J. W. Baker, Bruce A. Anderson, Knoxville, Tenn., for defendants.

MEMORANDUM

ROBERT L. TAYLOR, District Judge.

Jurisdiction for this products liability case is premised on diversity of citizenship. 28 U.S.C. § 1332(a). Without disputing our power to hear this case, defendants have moved this Court to exercise its discretion to decline to exercise jurisdiction. For the reasons stated herein, the motion is granted.

Plaintiff claims damages for personal injuries allegedly sustained when a forklift he was driving tipped over. He alleges that the forklift was defective and unreasonably dangerous, and that some defendants breached implied warranties of merchantability and fitness for a particular purpose. Defendants are all those involved in the chain of distribution of the forklift.

It appears from the record that a suit premised on the same set of facts was filed in the Circuit Court for Knox County.[1] The defendants moved for summary judgment, and argument was heard by the Circuit Court. The parties do not dispute that at the conclusion of that argument, the trial court denied the motion "out of an abundance of precaution," and candidly indicated to plaintiff's counsel that, unless more facts were brought forward at trial, he would look with favor upon defendants' motions for a directed verdict. Plaintiff subsequently took a voluntary non-suit and reinstituted the action in this Court well within the one year allowed under the applicable statute of limitations.[2]

Plaintiff's counsel strongly implies in his brief in opposition to the motion to dismiss that his sole reason for non-suiting the case was his impression, gleaned from the trial court's remarks, that his case had been prejudged and that he felt he could not get a fair trial in the state court. With all due respect to counsel, we do not feel that he has pursued the proper recourse. Even assuming for the purpose of this motion that the trial judge had pre-judged the case, an assumption we do not lightly make, counsel could have requested another judge or filed a motion that the judge recuse himself. That failing, recourse could have been properly pursued in the state appellate courts.
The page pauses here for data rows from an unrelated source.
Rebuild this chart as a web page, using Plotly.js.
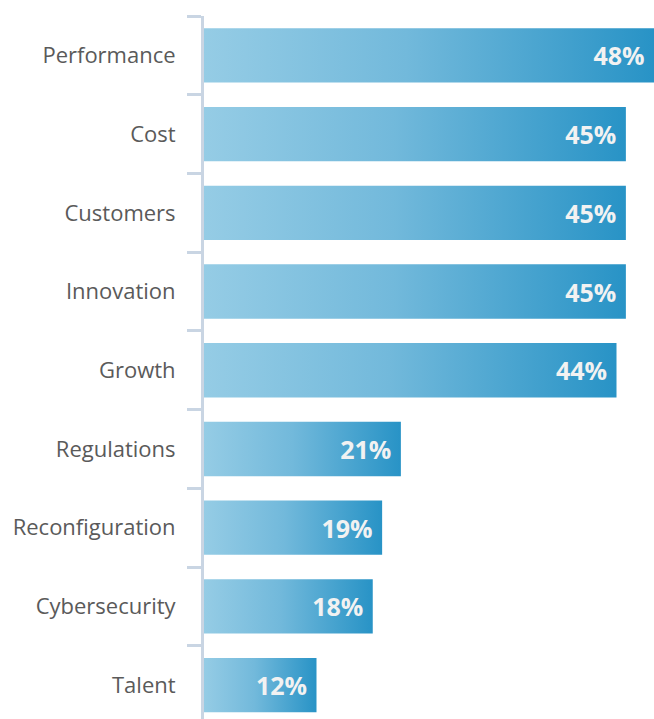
<!DOCTYPE html>
<html>
<head>
<meta charset="utf-8">
<script src="https://cdn.plot.ly/plotly-3.0.1.min.js"></script>
<style>
  html, body { margin: 0; padding: 0; background: #ffffff; }
  #chart { width: 654px; height: 719px; }
</style>
</head>
<body>
<div id="chart"></div>
<script>
const categories = ["Performance", "Cost", "Customers", "Innovation", "Growth",
                    "Regulations", "Reconfiguration", "Cybersecurity", "Talent"];
const values = [48, 45, 45, 45, 44, 21, 19, 18, 12];
const valueLabels = values.map(v => v + "%\u00a0");

const axisColor = "#c9d5e3";

const trace = {
  type: "bar",
  orientation: "h",
  y: categories,
  x: values,
  text: valueLabels,
  textposition: "inside",
  insidetextanchor: "end",
  textangle: 0,
  constraintext: "none",
  textfont: { family: "Open Sans, Noto Sans, sans-serif", size: 25, color: "#f2f2f2", weight: "bold" },
  marker: { color: "#5db0d8", line: { width: 0 } },
  width: 0.69,
  hoverinfo: "none",
  cliponaxis: false
};

const layout = {
  width: 654,
  height: 719,
  margin: { l: 204, r: 0, t: 16, b: 0, pad: 0 },
  paper_bgcolor: "#ffffff",
  plot_bgcolor: "#ffffff",
  showlegend: false,
  bargap: 0.31,
  xaxis: {
    range: [0, 48],
    visible: false,
    showgrid: false,
    zeroline: false,
    fixedrange: true
  },
  yaxis: {
    type: "category",
    range: [8.43, -0.5],
    showline: true,
    linecolor: axisColor,
    linewidth: 3,
    ticks: "outside",
    tickson: "boundaries",
    ticklen: 14,
    tickwidth: 3,
    tickcolor: axisColor,
    showgrid: false,
    zeroline: false,
    ticklabelstandoff: 21,
    tickfont: { family: "Open Sans, Noto Sans, sans-serif", size: 22, color: "#5a5a5a" },
    fixedrange: true
  }
};

Plotly.newPlot("chart", [trace], layout, { displayModeBar: false, staticPlot: true }).then(function (gd) {
  const svg = gd.querySelector("svg.main-svg");
  const ns = "http://www.w3.org/2000/svg";
  let defs = svg.querySelector("defs");
  if (!defs) { defs = document.createElementNS(ns, "defs"); svg.insertBefore(defs, svg.firstChild); }
  const grad = document.createElementNS(ns, "linearGradient");
  grad.setAttribute("id", "barGrad");
  grad.setAttribute("x1", "0"); grad.setAttribute("y1", "0");
  grad.setAttribute("x2", "1"); grad.setAttribute("y2", "0");
  [["0%", "#95cce5"], ["45%", "#72b9db"], ["100%", "#2893c6"]].forEach(function (s) {
    const stop = document.createElementNS(ns, "stop");
    stop.setAttribute("offset", s[0]);
    stop.setAttribute("stop-color", s[1]);
    grad.appendChild(stop);
  });
  defs.appendChild(grad);
  gd.querySelectorAll("g.trace.bars g.point path").forEach(function (p) {
    p.style.fill = "url(#barGrad)";
  });
});
</script>
</body>
</html>
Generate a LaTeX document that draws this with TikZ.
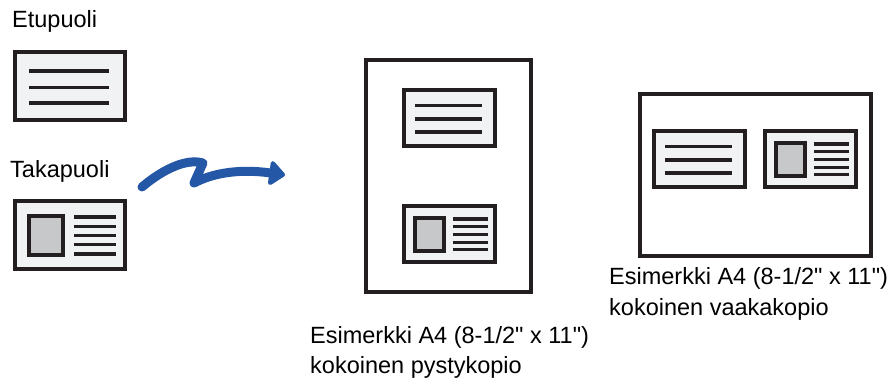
\documentclass[tikz,border=0pt]{standalone}
\usepackage{fontspec}
\setmainfont{Liberation Sans}[Ligatures=TeXOff]
\usetikzlibrary{arrows.meta}
\definecolor{ink}{HTML}{231F20}
\definecolor{cardfill}{HTML}{F1F2F4}
\definecolor{photofill}{HTML}{C7C8CA}
\definecolor{arrowblue}{HTML}{2457A6}
\tikzset{
  cardborder/.style={draw=ink, fill=cardfill, line width=4pt},
  pageborder/.style={draw=ink, fill=white, line width=4.5pt},
  photobox/.style={draw=ink, fill=photofill, line width=4pt},
  textline/.style={draw=ink, line width=3.6pt},
  textlinesmall/.style={draw=ink, line width=3.2pt},
  lbl/.style={anchor=base west, inner sep=0pt, font=\fontsize{23.5}{31}\selectfont, text=black},
  frontcard/.pic={
    \draw[cardborder] (2,2) rectangle (112,70);
    \foreach \yy in {21,37.5,53} \draw[textline] (16,\yy) -- (96,\yy);
  },
  backcard/.pic={
    \draw[cardborder] (2,2) rectangle (112,70);
    \draw[photobox] (16,17) rectangle (50,56);
    \foreach \yy in {18,27.25,36.5,45.75,55} \draw[textlinesmall] (61,\yy) -- (103,\yy);
  }
}
\begin{document}
\begin{tikzpicture}[x=1pt,y=-1pt]
\useasboundingbox (0,0) rectangle (896,383);
% left originals
\node[lbl] (etu) at (12,27) {Etupuoli};
\pic (f1) at (13,50) {frontcard};
\node[lbl] (taka) at (10,177) {Takapuoli};
\pic (b1) at (13,199) {backcard};
% arrow
\coordinate (arrS) at (142,187);
\coordinate (arrP) at (203,163);
\coordinate (arrV) at (194,183);
\coordinate (arrE) at (285,175);
\draw[arrowblue, line width=9pt, line cap=round, line join=round,
      -{Triangle[length=17pt,width=28pt,round]}]
  (arrS) .. controls (162,170) and (186,158) .. (arrP) -- (arrV)
  .. controls (215,172) and (242,169) .. (arrE);
% portrait page
\draw[pageborder] (366,60) rectangle (531,292);
\pic[scale=0.833] (f2) at (402,88) {frontcard};
\pic[scale=0.833] (b2) at (402,204) {backcard};
\node[lbl] (cap1a) at (310,343) {Esimerkki A4 (8-1/2" x 11")};
\node[lbl] (cap1b) at (310,373) {kokoinen pystykopio};
% landscape page
\draw[pageborder] (640,94) rectangle (871,256);
\pic[scale=0.833] (f3) at (652,129) {frontcard};
\pic[scale=0.833] (b3) at (763,129) {backcard};
\node[lbl] (cap2a) at (609,284) {Esimerkki A4 (8-1/2" x 11")};
\node[lbl] (cap2b) at (609,315) {kokoinen vaakakopio};
\end{tikzpicture}
\end{document}
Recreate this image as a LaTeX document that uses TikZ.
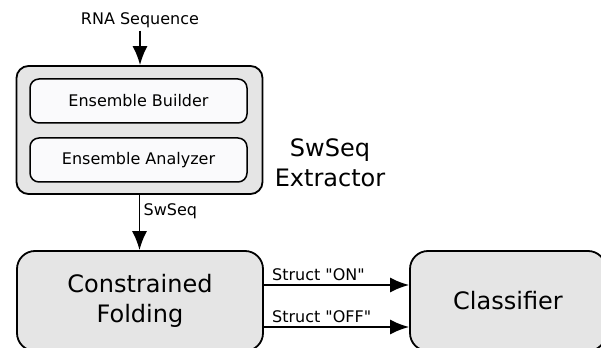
\documentclass[tikz,border=0pt]{standalone}
\usepackage{fontspec}
\setmainfont{DejaVu Sans}
\usetikzlibrary{arrows.meta}
\definecolor{boxgray}{HTML}{E5E5E5}
\definecolor{boxwhite}{HTML}{FAFAFC}
\begin{document}
\begin{tikzpicture}[>={Latex[length=19bp,width=15bp]},line join=bevel,
  smalltext/.style={font=\fontsize{16bp}{19bp}\selectfont},
  bigtext/.style={font=\fontsize{24bp}{30bp}\selectfont,align=center},
  outerbox/.style={draw=black,line width=1.8bp,fill=boxgray,inner sep=0pt},
  innerbox/.style={draw=black,line width=1.5bp,fill=boxwhite,inner sep=0pt,rounded corners=9bp,
    minimum width=217bp,minimum height=44bp},
  flow/.style={->,line width=1.8bp},]
%%
\useasboundingbox (0bp,0bp) rectangle (601bp,348bp);
\clip (0bp,0bp) rectangle (601bp,348bp);
\node (node_rna) at (140.0bp,323.0bp) [smalltext,anchor=base,inner sep=2bp] {RNA Sequence};
  \node (node_extractor) at (139.5bp,218.0bp) [outerbox,rounded corners=12bp,minimum width=246bp,minimum height=128bp] {};
  \node (node_builder) at (138.5bp,247.0bp) [innerbox,smalltext] {Ensemble Builder};
  \node (node_analyzer) at (138.5bp,188.0bp) [innerbox,smalltext] {Ensemble Analyzer};
  \node (node_label) at (330.0bp,185.5bp) [bigtext] {SwSeq\\Extractor};
  \node (node_folding) at (140.0bp,47.0bp) [outerbox,bigtext,rounded corners=18bp,minimum width=246bp,minimum height=100bp] {Constrained\\Folding};
  \node (node_classifier) at (508.0bp,47.0bp) [outerbox,bigtext,rounded corners=18bp,minimum width=196bp,minimum height=100bp] {Classifier};
  \draw [flow] (node_rna.south) -- (node_rna.south |- node_extractor.north);
  \draw [flow] (node_extractor.south) -- node [smalltext,anchor=west,pos=0.3] {SwSeq} (node_extractor.south |- node_folding.north);
  \draw [flow] ([yshift=16bp]node_folding.east) -- node [smalltext,anchor=south west,pos=0,xshift=4bp] {Struct \textquotedbl ON\textquotedbl} ([yshift=16bp]node_classifier.west);
  \draw [flow] ([yshift=-26bp]node_folding.east) -- node [smalltext,anchor=south west,pos=0,xshift=4bp] {Struct \textquotedbl OFF\textquotedbl} ([yshift=-26bp]node_classifier.west);
%
\end{tikzpicture}
\end{document}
It is clear that this Court has discretion to decline to exercise jurisdiction under the proper circumstances. Eager v. Kain, 158 F.Supp. 222 (E.D.Tenn.1957); 21 C.J.S. Courts § 90 (and cases cited therein). In Eager, supra, plaintiff, having filed an action in state court, took a voluntary nonsuit at the close of trial when he perceived that the trial judge was about to grant defendant's motion for a directed verdict. He then reinstituted the action in federal court. Judge Darr declined to entertain the case. He stated:

*486 The plaintiff in this action appears to be shopping for a favorable forum. . . . The plaintiff, having the choice of forum, decided to try the case in state court. When the court thus selected by the plaintiff indicated that the plaintiff was about to lose, the plaintiff took a non-suit . . .. 158 F.Supp. at 223.

We perceive no material distinction between the Eager case, and the case at bar.

Judge Darr was not acting in a vacuum, but was furthering a policy essential to our federal system of government. The federal district courts are courts of limited jurisdiction established to adjudicate only certain kinds of lawsuits. That state and federal courts enjoy concurrent jurisdiction over some matters cannot serve to reduce the independence of each. We are not designed to sit in judgment over state courts, nor to second-guess the studied opinions of state judges. We recognize that valid tactical considerations may form the basis of a plaintiff's initial choice of forum, or of his decision to take a non-suit. But an indication from the trial judge, after the expenditure of court time and litigants' money, that the plaintiff is not making out his case, is simply not such a valid consideration. To condone such obvious instances of "forum shopping" would only serve to destroy the independence of the state and federal courts, and to defeat any hope for judicial economy and the orderly resolution of cases.

Plaintiff in this case still has ample time to refile his case in state court, and, if he is not satisfied there, will have the right to appeal to the highest state court. He is entitled to no more.

Accordingly, it is ORDERED that this case be, and the same hereby is, dismissed without prejudice to refile it in the appropriate state court within the time allowed under T.C.A. § 28-106.

Order accordingly.

NOTES

[1] Toyota Automatic Loom Works was not made a party to the original lawsuit.

[2] Having taken his non-suit in October, 1979, plaintiff has until October, 1980, to reinstitute the action. T.C.A. § 28-106.